'''

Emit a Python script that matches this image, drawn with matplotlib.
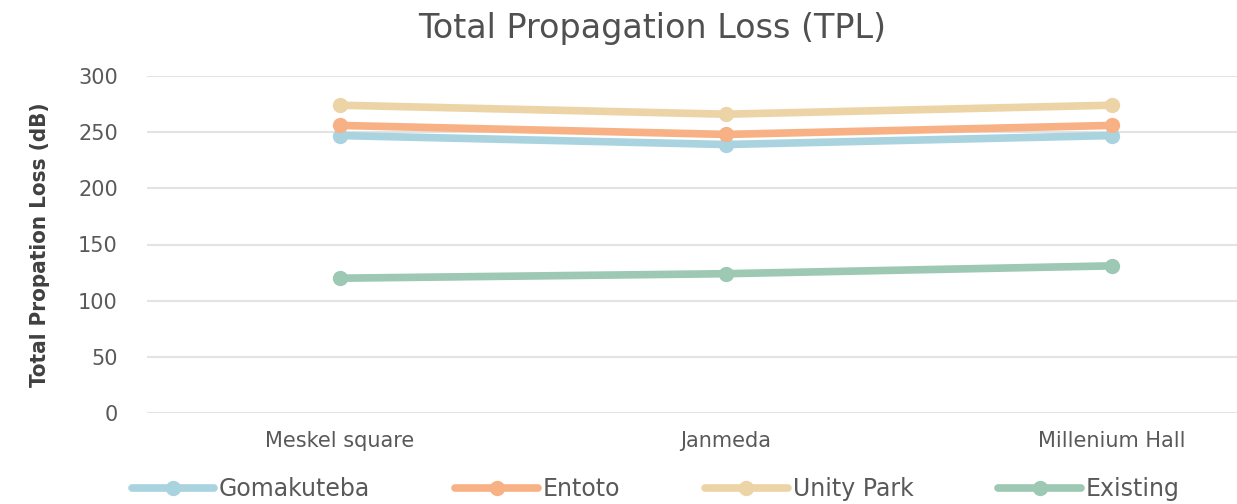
import matplotlib
matplotlib.use("Agg")
import matplotlib.pyplot as plt

locations = ["Meskel square", "Janmeda", "Millenium Hall"]
gomakuteba = [247, 239, 247]
entoto = [256, 248, 256]
unity_park = [274, 266, 274]
existing = [120, 124, 131]
y_ticks = [0, 50, 100, 150, 200, 250, 300]

series = [
    ("Gomakuteba", gomakuteba, "#A9D3DF"),
    ("Entoto", entoto, "#F8B184"),
    ("Unity Park", unity_park, "#EDD4A6"),
    ("Existing", existing, "#9DC8B3"),
]

fig = plt.figure(figsize=(12.37, 5.04), dpi=100)
ax = fig.add_axes([147 / 1237, 1 - 413 / 504, 1 - 147 / 1237, (413 - 76) / 504])

x = list(range(len(locations)))
for name, vals, color in series:
    ax.plot(x, vals, color=color, linewidth=5.5, marker="o", markersize=10,
            label=name, solid_capstyle="round", zorder=3)

ax.set_xlim(-0.5, 2.324)
ax.set_ylim(0, 300)
ax.set_yticks(y_ticks)
ax.set_xticks(x)
ax.set_xticklabels(locations)
ax.grid(axis="y", color="#E3E3E3", linewidth=1.5)
ax.set_axisbelow(True)
for s in ax.spines.values():
    s.set_visible(False)
ax.tick_params(length=0, labelcolor="#595959")
ax.tick_params(axis="y", labelsize=15, pad=21)
ax.tick_params(axis="x", labelsize=15, pad=13)
for lab in ax.get_xticklabels() + ax.get_yticklabels():
    lab.set_family("DejaVu Sans")

ax.set_ylabel("Total Propation Loss (dB)", fontsize=16, fontweight="bold",
              color="#404040", family="DejaVu Sans", fontstretch="condensed",
              labelpad=20)

fig.text(0.527, 0.944, "Total Propagation Loss (TPL)", ha="center", va="center",
         fontsize=24, color="#505050", family="DejaVu Sans")

fig.legend(loc="center", bbox_to_anchor=(0.530, 0.03), ncol=4, frameon=False,
           fontsize=17, labelcolor="#595959", handlelength=3.5, columnspacing=3.6,
           handletextpad=0.2, borderaxespad=0)

fig.savefig("out.png", dpi=100)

'''

*Problem description*:
Your copy of the data should match it exactly, except that pictures are left out.

*Output below*:
Emit a Python script that matches this image, drawn with matplotlib.
import matplotlib
matplotlib.use("Agg")
import matplotlib.pyplot as plt

locations = ["Meskel square", "Janmeda", "Millenium Hall"]
gomakuteba = [247, 239, 247]
entoto = [256, 248, 256]
unity_park = [274, 266, 274]
existing = [120, 124, 131]
y_ticks = [0, 50, 100, 150, 200, 250, 300]

series = [
    ("Gomakuteba", gomakuteba, "#A9D3DF"),
    ("Entoto", entoto, "#F8B184"),
    ("Unity Park", unity_park, "#EDD4A6"),
    ("Existing", existing, "#9DC8B3"),
]

fig = plt.figure(figsize=(12.37, 5.04), dpi=100)
ax = fig.add_axes([147 / 1237, 1 - 413 / 504, 1 - 147 / 1237, (413 - 76) / 504])

x = list(range(len(locations)))
for name, vals, color in series:
    ax.plot(x, vals, color=color, linewidth=5.5, marker="o", markersize=10,
            label=name, solid_capstyle="round", zorder=3)

ax.set_xlim(-0.5, 2.324)
ax.set_ylim(0, 300)
ax.set_yticks(y_ticks)
ax.set_xticks(x)
ax.set_xticklabels(locations)
ax.grid(axis="y", color="#E3E3E3", linewidth=1.5)
ax.set_axisbelow(True)
for s in ax.spines.values():
    s.set_visible(False)
ax.tick_params(length=0, labelcolor="#595959")
ax.tick_params(axis="y", labelsize=15, pad=21)
ax.tick_params(axis="x", labelsize=15, pad=13)
for lab in ax.get_xticklabels() + ax.get_yticklabels():
    lab.set_family("DejaVu Sans")

ax.set_ylabel("Total Propation Loss (dB)", fontsize=16, fontweight="bold",
              color="#404040", family="DejaVu Sans", fontstretch="condensed",
              labelpad=20)

fig.text(0.527, 0.944, "Total Propagation Loss (TPL)", ha="center", va="center",
         fontsize=24, color="#505050", family="DejaVu Sans")

fig.legend(loc="center", bbox_to_anchor=(0.530, 0.03), ncol=4, frameon=False,
           fontsize=17, labelcolor="#595959", handlelength=3.5, columnspacing=3.6,
           handletextpad=0.2, borderaxespad=0)

fig.savefig("out.png", dpi=100)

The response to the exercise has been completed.